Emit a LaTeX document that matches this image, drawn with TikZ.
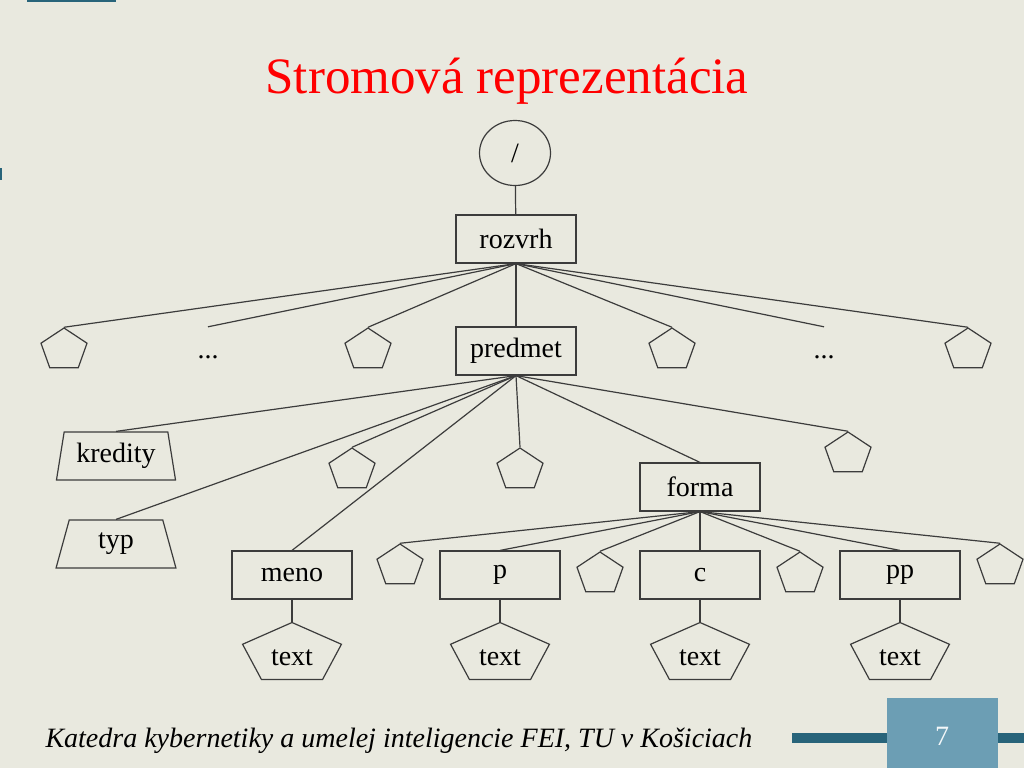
\documentclass[tikz,border=0pt]{standalone}
\usepackage{fontspec}
\setmainfont{Liberation Serif}
\usetikzlibrary{shapes.geometric, positioning}
\definecolor{slideBg}{RGB}{233,233,223}
\definecolor{lineGray}{RGB}{60,60,60}
\definecolor{titleRed}{RGB}{255,0,0}
\definecolor{barTeal}{RGB}{40,100,122}
\definecolor{boxTeal}{RGB}{108,158,180}

\begin{document}
\begin{tikzpicture}[x=1pt, y=-1pt,
every node/.style={font=\fontsize{28}{32}\selectfont},
box/.style={rectangle, draw=lineGray, line width=1.2pt,
minimum width=120pt, minimum height=48pt, inner sep=0pt},
root/.style={ellipse, draw=lineGray, line width=1.2pt,
minimum width=71pt, minimum height=65pt, inner sep=0pt},
pent/.style={regular polygon, regular polygon sides=5, draw=lineGray,
line width=1.2pt, minimum size=44pt, inner sep=0pt, xscale=1.1},
bigpent/.style={regular polygon, regular polygon sides=5, draw=lineGray,
line width=1.2pt, minimum size=63pt, inner sep=0pt, xscale=1.65},
trap/.style={trapezium, trapezium left angle=77, trapezium right angle=77,
draw=lineGray, line width=1.2pt, trapezium stretches=true,
minimum width=120pt, minimum height=48pt, inner sep=0pt},
etc/.style={inner sep=0pt, text height=31pt, text depth=0pt, anchor=base},
link/.style={draw=lineGray, line width=1.2pt}]

% slide background
\useasboundingbox (0,0) rectangle (1024,768);
\fill[slideBg] (0,0) rectangle (1024,768);
\fill[barTeal] (27,0) rectangle (116,2);
\fill[barTeal] (0,168) rectangle (2,180);

\node[text=titleRed, font=\fontsize{51}{56}\selectfont, anchor=base] (title)
    at (507,93) {Stromová reprezentácia};

% tree
\node[root] (root) at (515,153) {/};
\node[box] (rozvrh) at (516,239) {rozvrh};

\node[pent] (a1) at (64,350) {};
\node[etc] (d1) at (208,358) {...};
\node[pent] (a2) at (368,350) {};
\node[box] (predmet) at (516,351) {predmet};
\node[pent] (a3) at (672,350) {};
\node[etc] (d2) at (824,358) {...};
\node[pent] (a4) at (968,350) {};

\node[trap] (kredity) at (116,456) {kredity};
\node[trap] (typ) at (116,544) {typ};
\node[pent] (b1) at (352,470) {};
\node[box] (meno) at (292,575) {meno};
\node[pent] (b2) at (520,470) {};
\node[box] (forma) at (700,487) {forma};
\node[pent] (b3) at (848,454) {};

\node[pent] (c1) at (400,566) {};
\node[box] (p) at (500,575) {p};
\node[pent] (c2) at (600,574) {};
\node[box] (c) at (700,575) {c};
\node[pent] (c3) at (800,574) {};
\node[box] (pp) at (900,575) {pp};
\node[pent] (c4) at (1000,566) {};

\node[bigpent] (t1) at (292,654) {};
\node[bigpent] (t2) at (500,654) {};
\node[bigpent] (t3) at (700,654) {};
\node[bigpent] (t4) at (900,654) {};
\node (t1txt) at (292,658) {text};
\node (t2txt) at (500,658) {text};
\node (t3txt) at (700,658) {text};
\node (t4txt) at (900,658) {text};

\draw[link] (root)          -- (rozvrh);
\draw[link] (rozvrh.south)  -- (a1.north);
\draw[link] (rozvrh.south)  -- (d1.north);
\draw[link] (rozvrh.south)  -- (a2.north);
\draw[link] (rozvrh.south)  -- (predmet.north);
\draw[link] (rozvrh.south)  -- (a3.north);
\draw[link] (rozvrh.south)  -- (d2.north);
\draw[link] (rozvrh.south)  -- (a4.north);

\draw[link] (predmet.south) -- (kredity.north);
\draw[link] (predmet.south) -- (typ.north);
\draw[link] (predmet.south) -- (b1.north);
\draw[link] (predmet.south) -- (meno.north);
\draw[link] (predmet.south) -- (b2.north);
\draw[link] (predmet.south) -- (forma.north);
\draw[link] (predmet.south) -- (b3.north);

\draw[link] (forma.south)   -- (c1.north);
\draw[link] (forma.south)   -- (p.north);
\draw[link] (forma.south)   -- (c2.north);
\draw[link] (forma.south)   -- (c.north);
\draw[link] (forma.south)   -- (c3.north);
\draw[link] (forma.south)   -- (pp.north);
\draw[link] (forma.south)   -- (c4.north);

\draw[link] (meno)          -- (t1.north);
\draw[link] (p)             -- (t2.north);
\draw[link] (c)             -- (t3.north);
\draw[link] (pp)            -- (t4.north);

% footer
\node[font=\itshape\fontsize{28}{32}\selectfont, anchor=base west] (footer)
    at (42,747) {Katedra kybernetiky a umelej inteligencie FEI, TU v Košiciach};
\fill[barTeal] (792,733) rectangle (1024,743);
\fill[boxTeal] (887,698) rectangle (998,768);
\node[text=white!92!boxTeal] (pagenum) at (942,736) {7};
\end{tikzpicture}
\end{document}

--------

■ What this task involves
Your task is to restate word for word the lines from the top of the data to the line containing "(a4) at (968,350)", both ends included, with every picture left out.

■ Full response
Emit a LaTeX document that matches this image, drawn with TikZ.
\documentclass[tikz,border=0pt]{standalone}
\usepackage{fontspec}
\setmainfont{Liberation Serif}
\usetikzlibrary{shapes.geometric, positioning}
\definecolor{slideBg}{RGB}{233,233,223}
\definecolor{lineGray}{RGB}{60,60,60}
\definecolor{titleRed}{RGB}{255,0,0}
\definecolor{barTeal}{RGB}{40,100,122}
\definecolor{boxTeal}{RGB}{108,158,180}

\begin{document}
\begin{tikzpicture}[x=1pt, y=-1pt,
every node/.style={font=\fontsize{28}{32}\selectfont},
box/.style={rectangle, draw=lineGray, line width=1.2pt,
minimum width=120pt, minimum height=48pt, inner sep=0pt},
root/.style={ellipse, draw=lineGray, line width=1.2pt,
minimum width=71pt, minimum height=65pt, inner sep=0pt},
pent/.style={regular polygon, regular polygon sides=5, draw=lineGray,
line width=1.2pt, minimum size=44pt, inner sep=0pt, xscale=1.1},
bigpent/.style={regular polygon, regular polygon sides=5, draw=lineGray,
line width=1.2pt, minimum size=63pt, inner sep=0pt, xscale=1.65},
trap/.style={trapezium, trapezium left angle=77, trapezium right angle=77,
draw=lineGray, line width=1.2pt, trapezium stretches=true,
minimum width=120pt, minimum height=48pt, inner sep=0pt},
etc/.style={inner sep=0pt, text height=31pt, text depth=0pt, anchor=base},
link/.style={draw=lineGray, line width=1.2pt}]

% slide background
\useasboundingbox (0,0) rectangle (1024,768);
\fill[slideBg] (0,0) rectangle (1024,768);
\fill[barTeal] (27,0) rectangle (116,2);
\fill[barTeal] (0,168) rectangle (2,180);

\node[text=titleRed, font=\fontsize{51}{56}\selectfont, anchor=base] (title)
    at (507,93) {Stromová reprezentácia};

% tree
\node[root] (root) at (515,153) {/};
\node[box] (rozvrh) at (516,239) {rozvrh};

\node[pent] (a1) at (64,350) {};
\node[etc] (d1) at (208,358) {...};
\node[pent] (a2) at (368,350) {};
\node[box] (predmet) at (516,351) {predmet};
\node[pent] (a3) at (672,350) {};
\node[etc] (d2) at (824,358) {...};
\node[pent] (a4) at (968,350) {};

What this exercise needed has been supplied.